- Loughcullen Location in Ireland
- Coordinates: 52°19′00″N 7°06′47″W﻿ / ﻿52.316756°N 7.112918°W
- Country: Ireland
- Province: Leinster
- County: County Kilkenny

Government
- • Dáil Éireann: Carlow-Kilkenny
- Time zone: UTC+0 (WET)
- • Summer (DST): UTC-1 (IST (WEST))
- Irish Grid Reference: S679519

= Loughcullen =

Lake in Co. Kilkenny, Leinster, Ireland

Lough Cullen is the only lake in County Kilkenny, Ireland. The lake has numerous legends attached to it.

Near the town of Kilmacow, Loughcullen is name of the local area. Located in the civil parish Kilcolumb in the barony of Ida, just 12 km from Waterford City it is close to the County Waterford border.

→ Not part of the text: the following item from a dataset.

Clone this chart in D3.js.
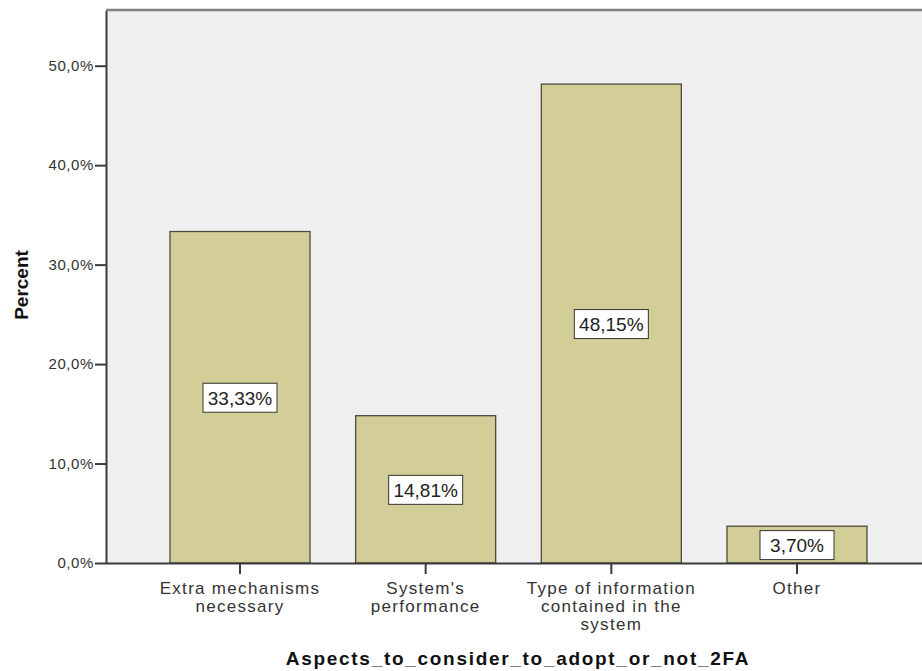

Hurling is popular in the area and, on match days involving the Kilkenny senior hurling team, Loughcullen is often decorated in amber and black, the colours of the hurling team.

==History==
Lough Cullen Co-operative Agriculture and Dairy Society (C.D.S) was set up in 1904. Loughcullen consists generally of land owned by farms in neighbouring Big Wood. Loughcullen used to be the site for the Loughcullen Creamery which served all local farmers however the creamery has closed and is now a supplier to local agricultural workers.